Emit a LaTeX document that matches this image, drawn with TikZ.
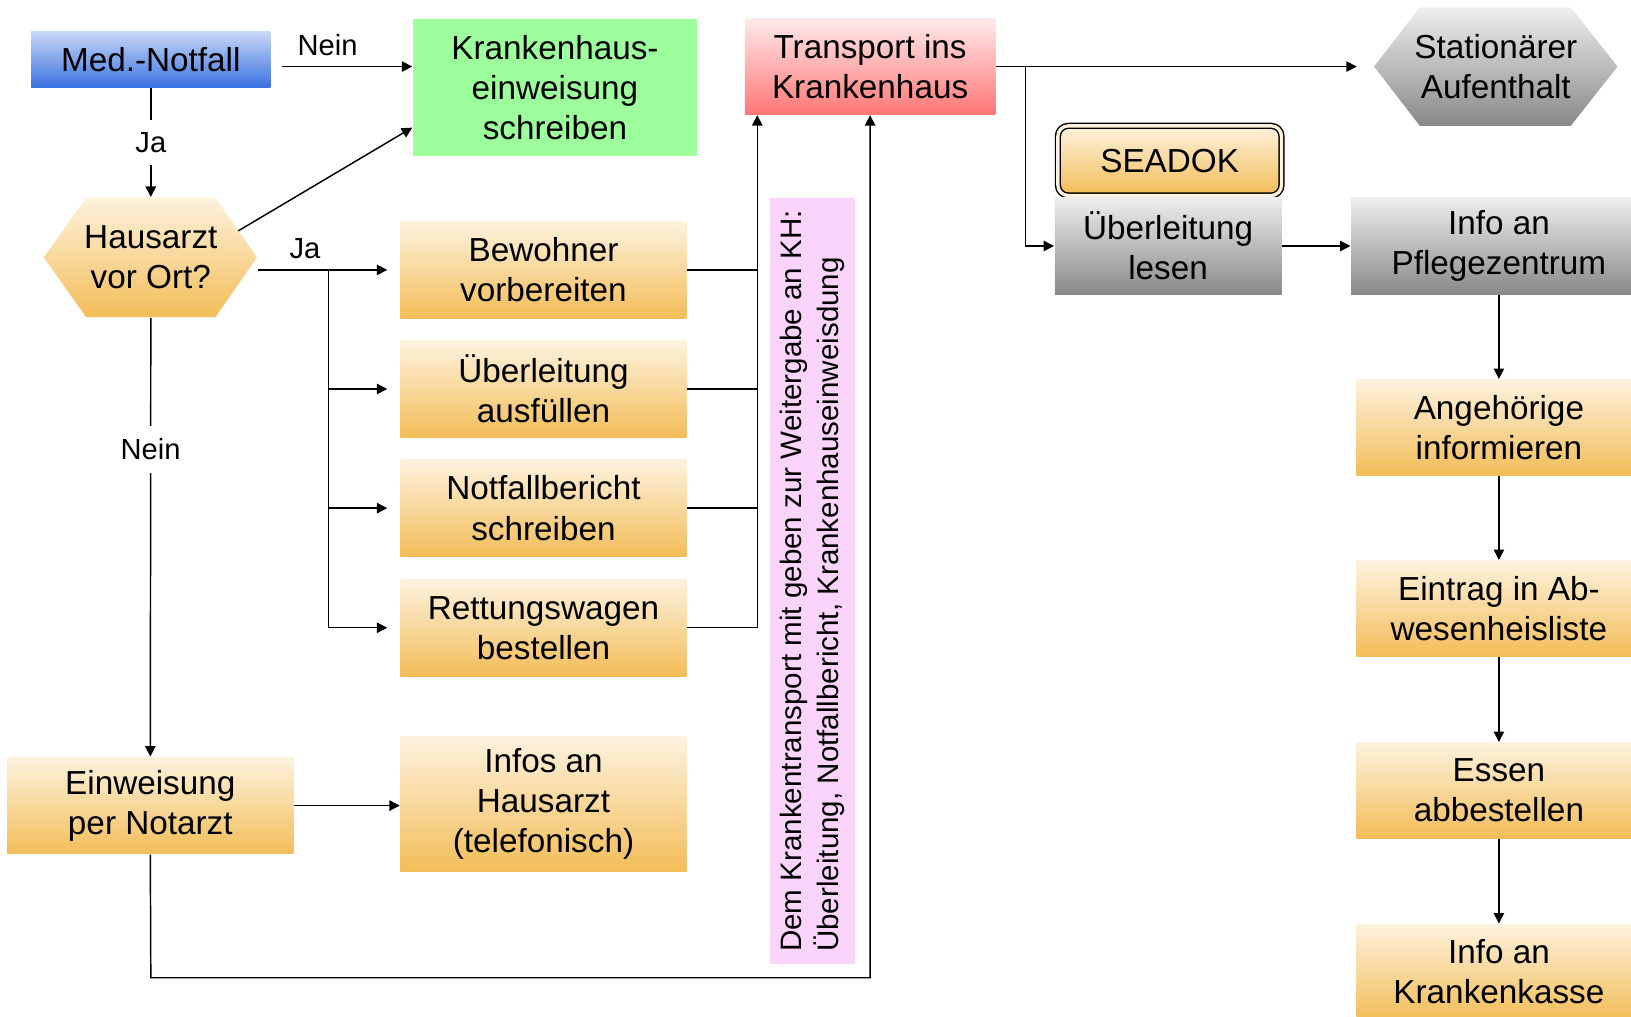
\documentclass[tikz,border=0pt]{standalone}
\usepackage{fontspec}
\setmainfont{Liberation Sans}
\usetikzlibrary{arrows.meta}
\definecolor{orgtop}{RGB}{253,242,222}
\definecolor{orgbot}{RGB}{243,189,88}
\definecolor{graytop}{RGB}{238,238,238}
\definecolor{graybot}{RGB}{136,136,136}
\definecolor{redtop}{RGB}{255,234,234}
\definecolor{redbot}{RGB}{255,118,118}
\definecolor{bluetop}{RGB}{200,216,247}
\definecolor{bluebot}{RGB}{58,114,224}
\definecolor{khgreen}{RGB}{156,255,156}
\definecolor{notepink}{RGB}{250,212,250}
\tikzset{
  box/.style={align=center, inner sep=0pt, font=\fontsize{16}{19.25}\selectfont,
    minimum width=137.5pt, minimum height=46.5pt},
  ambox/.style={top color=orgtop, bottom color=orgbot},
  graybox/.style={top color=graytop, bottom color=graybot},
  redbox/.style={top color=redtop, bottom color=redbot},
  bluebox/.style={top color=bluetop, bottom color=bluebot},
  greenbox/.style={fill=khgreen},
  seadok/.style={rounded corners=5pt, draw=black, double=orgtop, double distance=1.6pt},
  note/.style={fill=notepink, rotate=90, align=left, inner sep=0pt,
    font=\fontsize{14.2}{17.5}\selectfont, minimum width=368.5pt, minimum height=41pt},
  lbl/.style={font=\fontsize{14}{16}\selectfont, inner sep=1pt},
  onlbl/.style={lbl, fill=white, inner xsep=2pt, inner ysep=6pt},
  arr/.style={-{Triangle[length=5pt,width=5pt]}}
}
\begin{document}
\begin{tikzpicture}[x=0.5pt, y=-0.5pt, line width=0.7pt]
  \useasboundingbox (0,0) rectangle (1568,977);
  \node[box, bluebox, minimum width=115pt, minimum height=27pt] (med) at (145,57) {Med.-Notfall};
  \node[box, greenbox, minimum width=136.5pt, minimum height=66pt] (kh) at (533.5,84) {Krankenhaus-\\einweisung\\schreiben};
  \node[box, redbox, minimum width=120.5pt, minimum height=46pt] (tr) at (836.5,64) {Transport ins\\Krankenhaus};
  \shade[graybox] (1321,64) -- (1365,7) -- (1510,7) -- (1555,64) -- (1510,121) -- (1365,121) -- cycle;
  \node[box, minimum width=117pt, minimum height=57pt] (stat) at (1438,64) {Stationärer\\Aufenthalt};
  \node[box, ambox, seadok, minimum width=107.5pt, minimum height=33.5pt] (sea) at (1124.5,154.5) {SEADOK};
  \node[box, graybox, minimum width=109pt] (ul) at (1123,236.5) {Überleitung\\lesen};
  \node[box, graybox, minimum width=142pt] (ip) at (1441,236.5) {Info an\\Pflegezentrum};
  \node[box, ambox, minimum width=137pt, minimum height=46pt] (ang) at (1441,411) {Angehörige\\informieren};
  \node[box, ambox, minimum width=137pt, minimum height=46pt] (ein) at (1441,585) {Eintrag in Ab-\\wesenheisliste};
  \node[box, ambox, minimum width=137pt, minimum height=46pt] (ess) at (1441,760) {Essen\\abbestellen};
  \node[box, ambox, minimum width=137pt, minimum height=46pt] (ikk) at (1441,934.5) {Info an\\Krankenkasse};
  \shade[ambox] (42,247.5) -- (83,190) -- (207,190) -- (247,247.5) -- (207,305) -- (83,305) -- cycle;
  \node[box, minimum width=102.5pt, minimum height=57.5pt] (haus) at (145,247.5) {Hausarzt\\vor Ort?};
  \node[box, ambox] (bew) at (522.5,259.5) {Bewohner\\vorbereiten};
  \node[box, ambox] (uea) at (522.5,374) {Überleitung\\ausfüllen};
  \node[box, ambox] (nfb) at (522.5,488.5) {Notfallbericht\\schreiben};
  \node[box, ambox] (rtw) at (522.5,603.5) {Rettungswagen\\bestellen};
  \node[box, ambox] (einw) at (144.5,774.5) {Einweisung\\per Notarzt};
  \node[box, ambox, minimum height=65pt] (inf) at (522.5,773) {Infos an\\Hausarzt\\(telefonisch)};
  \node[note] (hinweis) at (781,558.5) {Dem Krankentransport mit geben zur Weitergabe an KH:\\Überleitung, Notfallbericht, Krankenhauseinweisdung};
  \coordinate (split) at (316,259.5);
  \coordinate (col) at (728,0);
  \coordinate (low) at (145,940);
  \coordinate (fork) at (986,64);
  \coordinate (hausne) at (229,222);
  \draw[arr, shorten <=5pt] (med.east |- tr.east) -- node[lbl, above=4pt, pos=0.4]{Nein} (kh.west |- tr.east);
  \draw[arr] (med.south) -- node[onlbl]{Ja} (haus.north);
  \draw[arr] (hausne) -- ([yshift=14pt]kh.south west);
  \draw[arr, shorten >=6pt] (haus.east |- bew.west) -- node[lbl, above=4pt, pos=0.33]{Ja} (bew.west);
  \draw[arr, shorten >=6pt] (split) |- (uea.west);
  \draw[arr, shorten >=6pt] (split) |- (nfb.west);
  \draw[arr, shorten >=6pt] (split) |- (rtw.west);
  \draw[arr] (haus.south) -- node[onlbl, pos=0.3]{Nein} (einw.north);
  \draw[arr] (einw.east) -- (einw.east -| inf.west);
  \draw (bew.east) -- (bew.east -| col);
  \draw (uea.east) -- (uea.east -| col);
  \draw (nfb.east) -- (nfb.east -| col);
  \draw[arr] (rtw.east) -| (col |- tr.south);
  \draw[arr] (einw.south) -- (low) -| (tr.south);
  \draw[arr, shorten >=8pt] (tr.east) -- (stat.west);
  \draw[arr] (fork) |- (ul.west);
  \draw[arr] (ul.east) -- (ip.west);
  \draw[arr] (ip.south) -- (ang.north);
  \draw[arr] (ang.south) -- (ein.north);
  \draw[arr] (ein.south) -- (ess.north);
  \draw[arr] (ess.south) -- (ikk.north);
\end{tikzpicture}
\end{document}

● ● ●

What you have to do - The data should be printed again unchanged; leave its pictures out.

Task result -
Emit a LaTeX document that matches this image, drawn with TikZ.
\documentclass[tikz,border=0pt]{standalone}
\usepackage{fontspec}
\setmainfont{Liberation Sans}
\usetikzlibrary{arrows.meta}
\definecolor{orgtop}{RGB}{253,242,222}
\definecolor{orgbot}{RGB}{243,189,88}
\definecolor{graytop}{RGB}{238,238,238}
\definecolor{graybot}{RGB}{136,136,136}
\definecolor{redtop}{RGB}{255,234,234}
\definecolor{redbot}{RGB}{255,118,118}
\definecolor{bluetop}{RGB}{200,216,247}
\definecolor{bluebot}{RGB}{58,114,224}
\definecolor{khgreen}{RGB}{156,255,156}
\definecolor{notepink}{RGB}{250,212,250}
\tikzset{
  box/.style={align=center, inner sep=0pt, font=\fontsize{16}{19.25}\selectfont,
    minimum width=137.5pt, minimum height=46.5pt},
  ambox/.style={top color=orgtop, bottom color=orgbot},
  graybox/.style={top color=graytop, bottom color=graybot},
  redbox/.style={top color=redtop, bottom color=redbot},
  bluebox/.style={top color=bluetop, bottom color=bluebot},
  greenbox/.style={fill=khgreen},
  seadok/.style={rounded corners=5pt, draw=black, double=orgtop, double distance=1.6pt},
  note/.style={fill=notepink, rotate=90, align=left, inner sep=0pt,
    font=\fontsize{14.2}{17.5}\selectfont, minimum width=368.5pt, minimum height=41pt},
  lbl/.style={font=\fontsize{14}{16}\selectfont, inner sep=1pt},
  onlbl/.style={lbl, fill=white, inner xsep=2pt, inner ysep=6pt},
  arr/.style={-{Triangle[length=5pt,width=5pt]}}
}
\begin{document}
\begin{tikzpicture}[x=0.5pt, y=-0.5pt, line width=0.7pt]
  \useasboundingbox (0,0) rectangle (1568,977);
  \node[box, bluebox, minimum width=115pt, minimum height=27pt] (med) at (145,57) {Med.-Notfall};
  \node[box, greenbox, minimum width=136.5pt, minimum height=66pt] (kh) at (533.5,84) {Krankenhaus-\\einweisung\\schreiben};
  \node[box, redbox, minimum width=120.5pt, minimum height=46pt] (tr) at (836.5,64) {Transport ins\\Krankenhaus};
  \shade[graybox] (1321,64) -- (1365,7) -- (1510,7) -- (1555,64) -- (1510,121) -- (1365,121) -- cycle;
  \node[box, minimum width=117pt, minimum height=57pt] (stat) at (1438,64) {Stationärer\\Aufenthalt};
  \node[box, ambox, seadok, minimum width=107.5pt, minimum height=33.5pt] (sea) at (1124.5,154.5) {SEADOK};
  \node[box, graybox, minimum width=109pt] (ul) at (1123,236.5) {Überleitung\\lesen};
  \node[box, graybox, minimum width=142pt] (ip) at (1441,236.5) {Info an\\Pflegezentrum};
  \node[box, ambox, minimum width=137pt, minimum height=46pt] (ang) at (1441,411) {Angehörige\\informieren};
  \node[box, ambox, minimum width=137pt, minimum height=46pt] (ein) at (1441,585) {Eintrag in Ab-\\wesenheisliste};
  \node[box, ambox, minimum width=137pt, minimum height=46pt] (ess) at (1441,760) {Essen\\abbestellen};
  \node[box, ambox, minimum width=137pt, minimum height=46pt] (ikk) at (1441,934.5) {Info an\\Krankenkasse};
  \shade[ambox] (42,247.5) -- (83,190) -- (207,190) -- (247,247.5) -- (207,305) -- (83,305) -- cycle;
  \node[box, minimum width=102.5pt, minimum height=57.5pt] (haus) at (145,247.5) {Hausarzt\\vor Ort?};
  \node[box, ambox] (bew) at (522.5,259.5) {Bewohner\\vorbereiten};
  \node[box, ambox] (uea) at (522.5,374) {Überleitung\\ausfüllen};
  \node[box, ambox] (nfb) at (522.5,488.5) {Notfallbericht\\schreiben};
  \node[box, ambox] (rtw) at (522.5,603.5) {Rettungswagen\\bestellen};
  \node[box, ambox] (einw) at (144.5,774.5) {Einweisung\\per Notarzt};
  \node[box, ambox, minimum height=65pt] (inf) at (522.5,773) {Infos an\\Hausarzt\\(telefonisch)};
  \node[note] (hinweis) at (781,558.5) {Dem Krankentransport mit geben zur Weitergabe an KH:\\Überleitung, Notfallbericht, Krankenhauseinweisdung};
  \coordinate (split) at (316,259.5);
  \coordinate (col) at (728,0);
  \coordinate (low) at (145,940);
  \coordinate (fork) at (986,64);
  \coordinate (hausne) at (229,222);
  \draw[arr, shorten <=5pt] (med.east |- tr.east) -- node[lbl, above=4pt, pos=0.4]{Nein} (kh.west |- tr.east);
  \draw[arr] (med.south) -- node[onlbl]{Ja} (haus.north);
  \draw[arr] (hausne) -- ([yshift=14pt]kh.south west);
  \draw[arr, shorten >=6pt] (haus.east |- bew.west) -- node[lbl, above=4pt, pos=0.33]{Ja} (bew.west);
  \draw[arr, shorten >=6pt] (split) |- (uea.west);
  \draw[arr, shorten >=6pt] (split) |- (nfb.west);
  \draw[arr, shorten >=6pt] (split) |- (rtw.west);
  \draw[arr] (haus.south) -- node[onlbl, pos=0.3]{Nein} (einw.north);
  \draw[arr] (einw.east) -- (einw.east -| inf.west);
  \draw (bew.east) -- (bew.east -| col);
  \draw (uea.east) -- (uea.east -| col);
  \draw (nfb.east) -- (nfb.east -| col);
  \draw[arr] (rtw.east) -| (col |- tr.south);
  \draw[arr] (einw.south) -- (low) -| (tr.south);
  \draw[arr, shorten >=8pt] (tr.east) -- (stat.west);
  \draw[arr] (fork) |- (ul.west);
  \draw[arr] (ul.east) -- (ip.west);
  \draw[arr] (ip.south) -- (ang.north);
  \draw[arr] (ang.south) -- (ein.north);
  \draw[arr] (ein.south) -- (ess.north);
  \draw[arr] (ess.south) -- (ikk.north);
\end{tikzpicture}
\end{document}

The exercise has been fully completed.